Aaron Simpson

Personal information
- Date of birth: 17 June 1999 (age 26)
- Place of birth: Croydon, England
- Height: 1.76 m (5 ft 9 in)
- Position(s): Midfielder

Team information
- Current team: Folkestone Invicta

Youth career
- Gillingham

Senior career*
- Years: Team / Apps / (Gls)
- 2017–2019: Gillingham / 0 / (0)
- 2018: → Margate (loan)
- 2019–2020: Hythe Town / 11 / (0)
- 2020: Ramsgate / 6 / (0)
- 2020–: Folkestone Invicta / 7 / (0)

= Aaron Simpson (footballer, born 1999) =

English footballer

Aaron Simpson (born 17 June 1999) is an English professional footballer who plays for Folkestone Invicta, as a midfielder.

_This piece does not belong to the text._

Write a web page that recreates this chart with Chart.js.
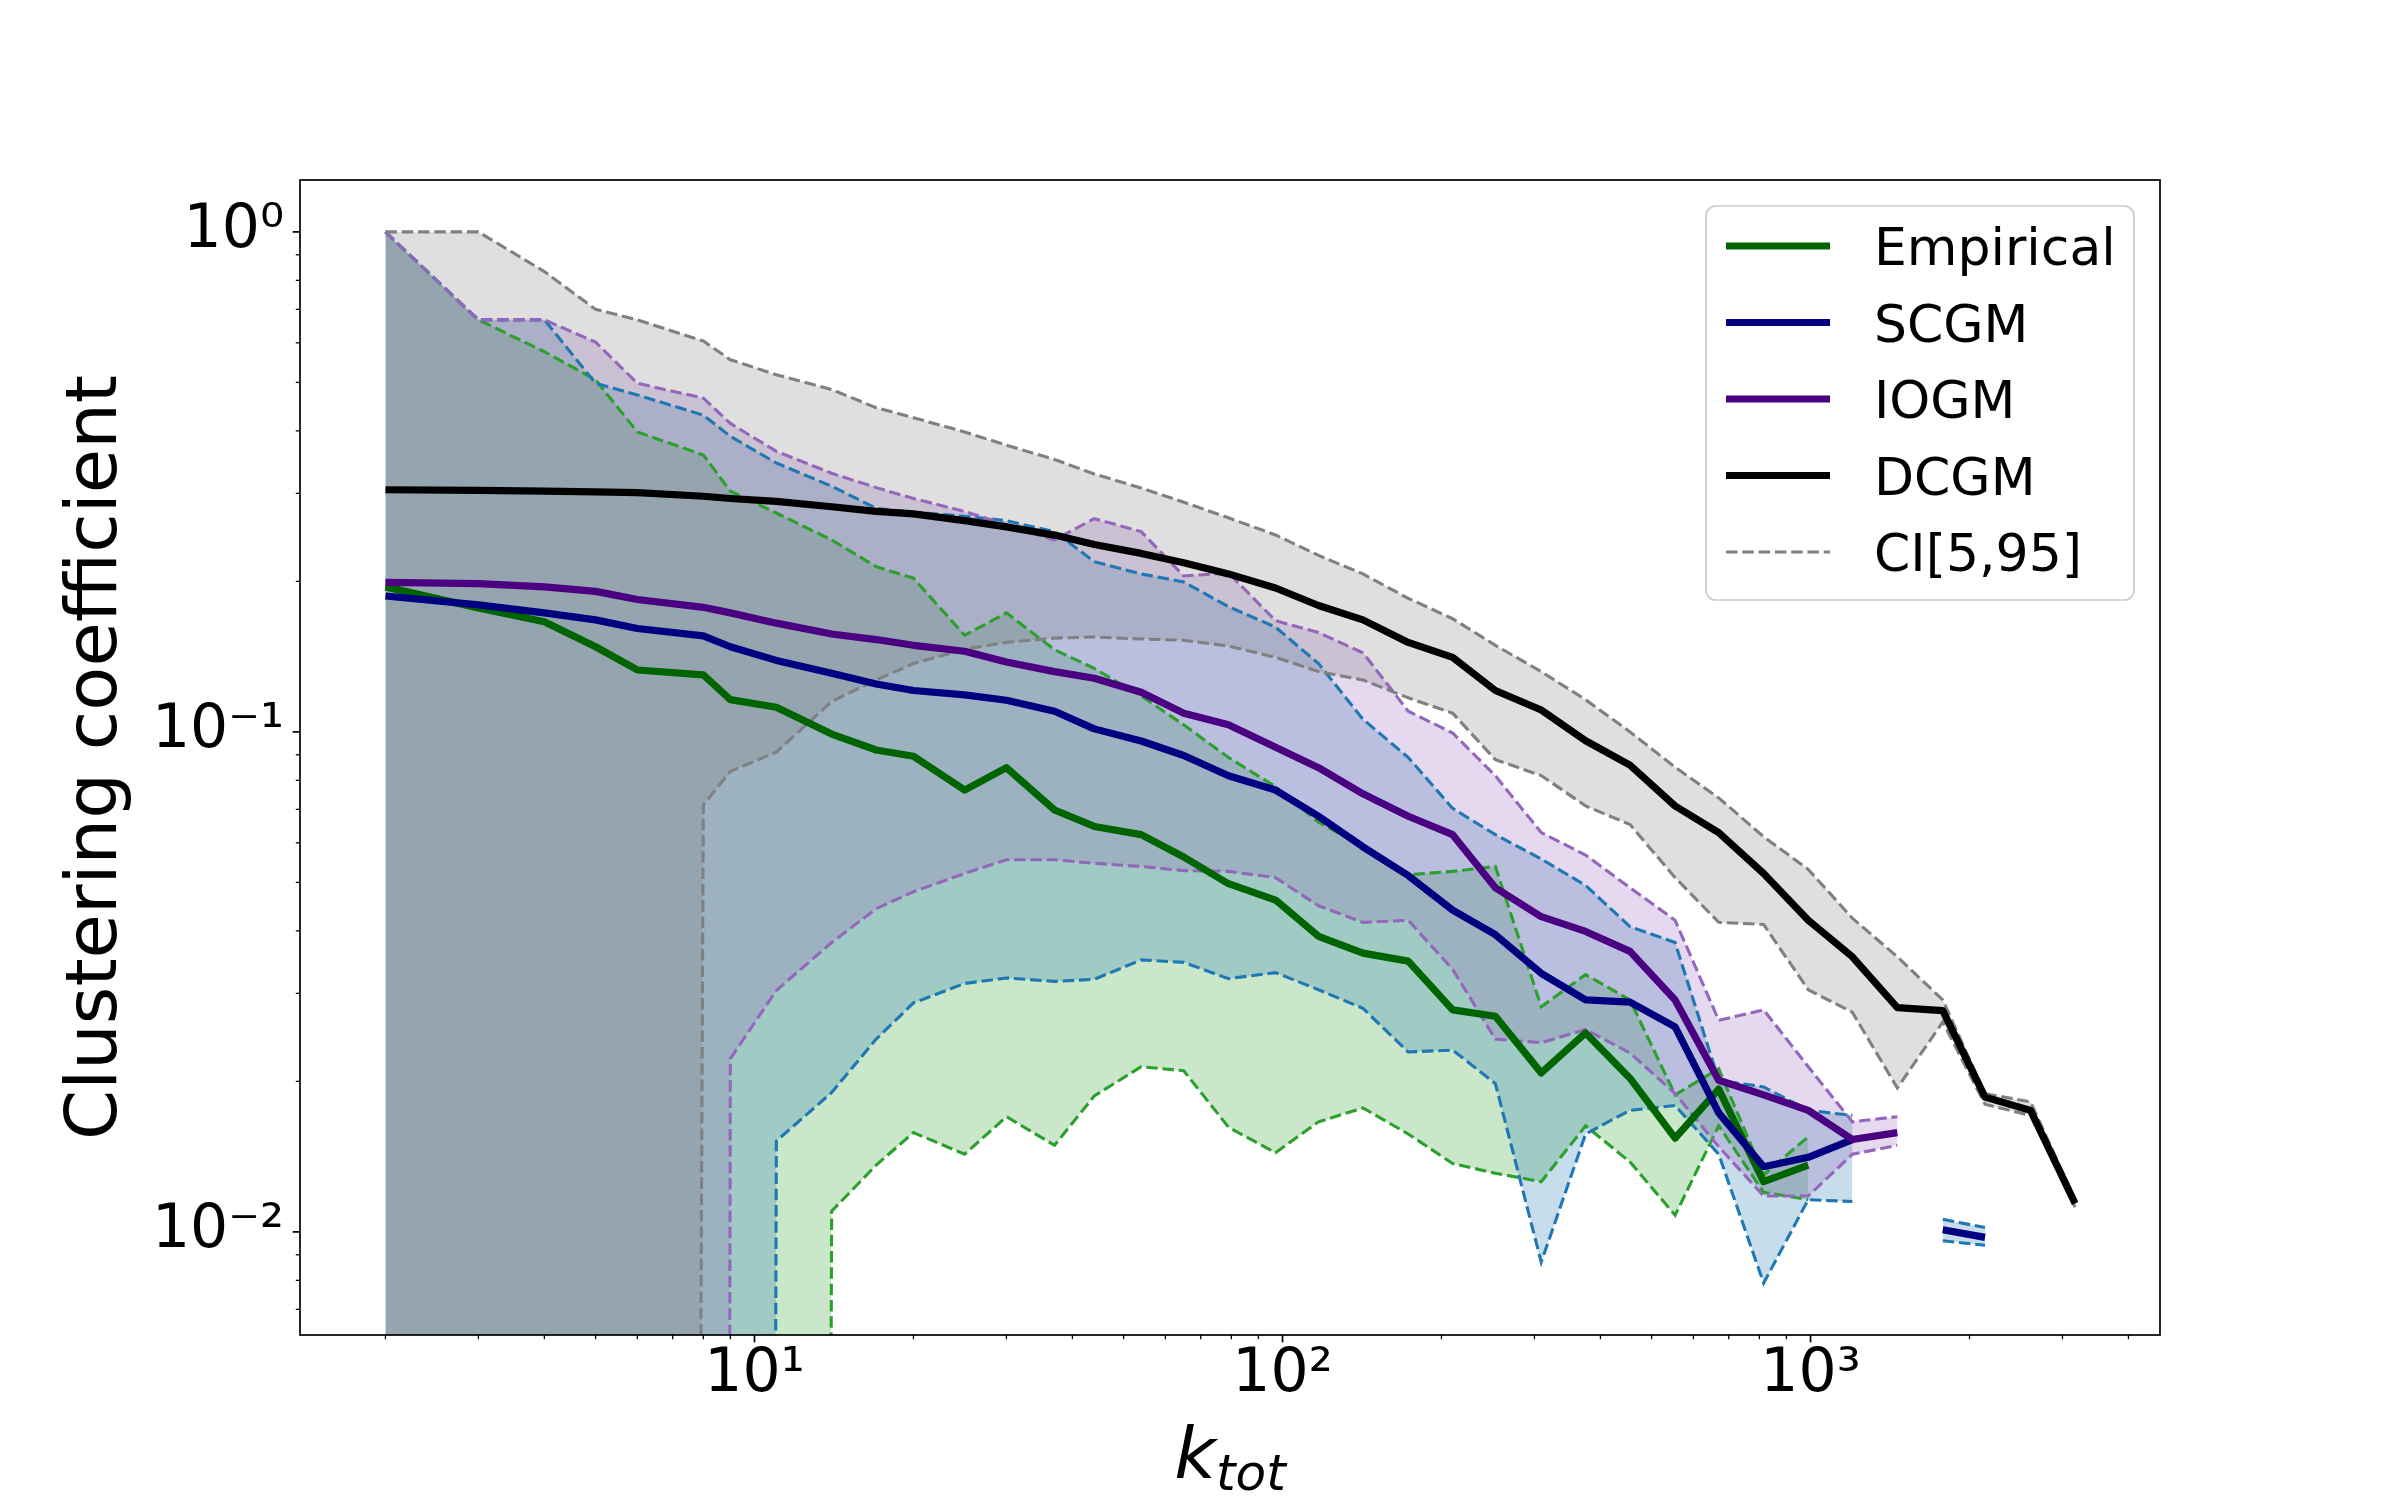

==Early and personal life==
Simpson was born in Croydon. Hailing from Rainham, Simpson was given a community award by the Medway African Caribbean Society in January 2018 for his work with schools in the area.

==Career==
Simpson began his career with Gillingham, turning professional in the summer of 2017 and moving on loan to Margate in January 2018. He signed a new one-year contract in July 2018.

He was offered a new contract by Gillingham at the end of the 2018–19 season. After rejecting the contract offer, he joined Hythe Town in August 2019.

After 11 league appearances for Hythe, in early 2020 Simpson joined Ramsgate. After 6 league appearances, in September 2020 he then moved to Folkestone Invicta.